Ultimately, the results of this study are contributing to more than $62 million in U.S. exports for multiple projects. Of particular importance was CUWF's decision to seek bids for the solid waste management project in Fes that opened the door for Edgeboro International (Milltown, New Jersey) and Global Environmental Sustainability, Inc. (GESI) (Princeton, New Jersey) to play a leadership role in its implementation. The 10-year management, engineering and services contract awarded for the construction and operation of a controlled landfill in Fes was the first of its kind in Morocco.
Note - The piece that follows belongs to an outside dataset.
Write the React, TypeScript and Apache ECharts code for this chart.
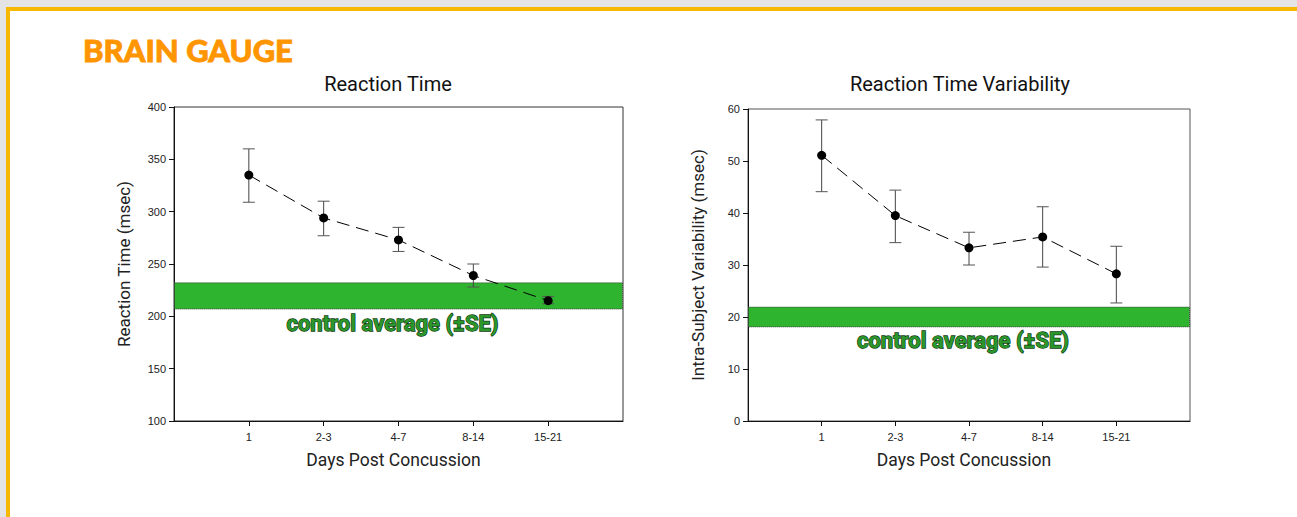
import React, { useEffect, useRef } from "react";
import * as echarts from "echarts";

const categories = ["1", "2-3", "4-7", "8-14", "15-21"];
const categoryPositions = [1, 2, 3, 4, 5];

const rtMean = [335, 294, 273, 239, 215];
const rtLow = [309, 277, 262, 228, 212];
const rtHigh = [360, 310, 285, 250, 219];
const rtControl = [207, 232];

const rtvMean = [51.1, 39.5, 33.3, 35.4, 28.3];
const rtvLow = [44.1, 34.3, 30.0, 29.6, 22.7];
const rtvHigh = [57.9, 44.4, 36.3, 41.2, 33.6];
const rtvControl = [18.1, 21.9];

const controlLabel = "control average (\u00b1SE)";

function buildErrorBars(low: number[], high: number[]) {
  return categoryPositions.map((x, i) => [x, low[i], high[i]]);
}
function buildLine(mean: number[]) {
  return categoryPositions.map((x, i) => [x, mean[i]]);
}

const errorRender = (params: any, api: any) => {
  const x = api.value(0);
  const lo = api.coord([x, api.value(1)]);
  const hi = api.coord([x, api.value(2)]);
  const cap = 6;
  const style = { stroke: "#444", lineWidth: 1 };
  return {
    type: "group",
    children: [
      { type: "line", shape: { x1: lo[0], y1: lo[1], x2: hi[0], y2: hi[1] }, style },
      { type: "line", shape: { x1: lo[0] - cap, y1: lo[1], x2: lo[0] + cap, y2: lo[1] }, style: { stroke: "#555", lineWidth: 1 } },
      { type: "line", shape: { x1: hi[0] - cap, y1: hi[1], x2: hi[0] + cap, y2: hi[1] }, style: { stroke: "#555", lineWidth: 1 } },
    ],
  };
};

const bandRender = (params: any, api: any) => {
  const c = params.coordSys;
  const top = api.coord([0, api.value(1)])[1];
  const bottom = api.coord([0, api.value(0)])[1];
  return {
    type: "group",
    children: [
      {
        type: "rect",
        shape: { x: c.x + 0.5, y: top, width: c.width - 1, height: bottom - top },
        style: { fill: "#2fb42f", stroke: "#444", lineWidth: 1, lineDash: [1, 1] },
      },
      {
        type: "text",
        x: c.x + c.width / 2 - 6,
        y: bottom + 3,
        style: {
          text: controlLabel,
          fill: "#2b962b",
          stroke: "#0f3a0f",
          lineWidth: 1.3,
          font: "bold 22px Roboto",
          align: "center",
          verticalAlign: "top",
        },
      },
    ],
  };
};

function xAxisFor(gridIndex: number) {
  return {
    type: "value",
    gridIndex,
    min: 0,
    max: 6,
    interval: 1,
    name: "Days Post Concussion",
    nameLocation: "middle",
    nameGap: 30,
    nameTextStyle: { fontFamily: "Roboto", fontSize: 17.5, color: "#222", padding: [0, 10, 0, 0] },
    axisLine: { show: true, lineStyle: { color: "#111", width: 1 } },
    axisTick: { show: true, length: 5, customValues: categoryPositions, lineStyle: { color: "#111" } },
    axisLabel: {
      customValues: categoryPositions,
      formatter: (v: number) => categories[Math.round(v) - 1] ?? "",
      fontFamily: "Liberation Sans",
      fontSize: 11,
      color: "#222",
      margin: 10,
    },
    splitLine: { show: false },
  };
}

function yAxisFor(gridIndex: number, min: number, max: number, interval: number, name: string, gap: number) {
  return {
    type: "value",
    gridIndex,
    min,
    max,
    interval,
    name,
    nameLocation: "middle",
    nameGap: gap,
    nameTextStyle: { fontFamily: "Roboto", fontSize: 17, color: "#222" },
    axisLine: { show: true, lineStyle: { color: "#111", width: 1 } },
    axisTick: { show: true, length: 5, lineStyle: { color: "#111" } },
    axisLabel: { fontFamily: "Liberation Sans", fontSize: 11, color: "#222", margin: 8 },
    splitLine: { show: false },
  };
}

export default function App() {
  const ref = useRef<HTMLDivElement>(null);
  useEffect(() => {
    if (!ref.current) return;
    const chart = echarts.init(ref.current, undefined, { renderer: "svg" });
    chart.setOption({
      animation: false,
      backgroundColor: "#ffffff",
      title: [
        {
          text: "Reaction Time",
          left: 383,
          top: 69,
          textAlign: "center",
          textStyle: { fontFamily: "Roboto", fontSize: 20, fontWeight: "normal", color: "#111" },
        },
        {
          text: "Reaction Time Variability",
          left: 955,
          top: 69,
          textAlign: "center",
          textStyle: { fontFamily: "Roboto", fontSize: 20, fontWeight: "normal", color: "#111" },
        },
      ],
      graphic: [
        { type: "rect", shape: { x: 0, y: 0, width: 1297, height: 7 }, style: { fill: "#e4e4e4" } },
        { type: "rect", shape: { x: 0, y: 0, width: 6, height: 517 }, style: { fill: "#e4e4e4" } },
        { type: "rect", shape: { x: 6, y: 7, width: 1291, height: 4 }, style: { fill: "#f6b800" } },
        { type: "rect", shape: { x: 6, y: 7, width: 4, height: 510 }, style: { fill: "#f6b800" } },
        {
          type: "text",
          x: 83,
          y: 34,
          style: {
            text: "BRAIN GAUGE",
            fill: "#ff9500",
            stroke: "#ff9500",
            lineWidth: 0.8,
            font: "900 31px Lato",
            align: "left",
            verticalAlign: "top",
          },
        },
      ],
      grid: [
        { left: 174, top: 107, width: 449, height: 314, show: true, borderColor: "#333", borderWidth: 1 },
        { left: 748, top: 109, width: 442, height: 312, show: true, borderColor: "#555", borderWidth: 1 },
      ],
      xAxis: [xAxisFor(0), xAxisFor(1)],
      yAxis: [
        yAxisFor(0, 100, 400, 50, "Reaction Time (msec)", 42),
        yAxisFor(1, 0, 60, 10, "Intra-Subject Variability (msec)", 42),
      ],
      series: [
        { type: "custom", xAxisIndex: 0, yAxisIndex: 0, z: 1, data: [rtControl], renderItem: bandRender, encode: { y: [0, 1] }, silent: true },
        { type: "custom", xAxisIndex: 1, yAxisIndex: 1, z: 1, data: [rtvControl], renderItem: bandRender, encode: { y: [0, 1] }, silent: true },
        { type: "custom", xAxisIndex: 0, yAxisIndex: 0, z: 2, data: buildErrorBars(rtLow, rtHigh), renderItem: errorRender, encode: { x: 0, y: [1, 2] } },
        { type: "custom", xAxisIndex: 1, yAxisIndex: 1, z: 2, data: buildErrorBars(rtvLow, rtvHigh), renderItem: errorRender, encode: { x: 0, y: [1, 2] } },
        {
          type: "line",
          xAxisIndex: 0,
          yAxisIndex: 0,
          z: 3,
          data: buildLine(rtMean),
          symbol: "circle",
          symbolSize: 9,
          itemStyle: { color: "#000" },
          lineStyle: { color: "#000", width: 1, type: [13, 7] },
        },
        {
          type: "line",
          xAxisIndex: 1,
          yAxisIndex: 1,
          z: 3,
          data: buildLine(rtvMean),
          symbol: "circle",
          symbolSize: 9,
          itemStyle: { color: "#000" },
          lineStyle: { color: "#000", width: 1, type: [13, 7] },
        },
      ],
    });
    return () => chart.dispose();
  }, []);
  return <div ref={ref} style={{ position: "fixed", left: 0, top: 0, width: 1297, height: 517 }} />;
}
This contract was extended in 2007 for another 20 years to recover and reuse the biogas from the landfill by generating approximately 3 megawatts of electricity that could be used for public lighting and reducing approximately 100,000 tons per year of greenhouse gas emissions.

Capitalizing on USTDA's previous efforts, Edgeboro and GESI recently were awarded an 18-year contract for the closure of the old landfill and the construction and operation of a new controlled landfill in Casablanca, the largest in Morocco. The Casablanca project will produce approximately 6 megawatts of electricity and reduce approximately 400,000 tons per year of greenhouse gas emissions.

GESI's President, Dr. Ahmed Hamidi, credits USTDA for setting the stage for these activities, which represent the first privatization of waste management in Morocco. Dr. Hamidi concluded, "USTDA's initial efforts resulted in the closure of old open dumps, the construction of new state of the art controlled landfills, the reduction of greenhouse gas emissions, and the generation of revenues to several Moroccan communities by the sale of electricity and carbon credits generated from the solid waste."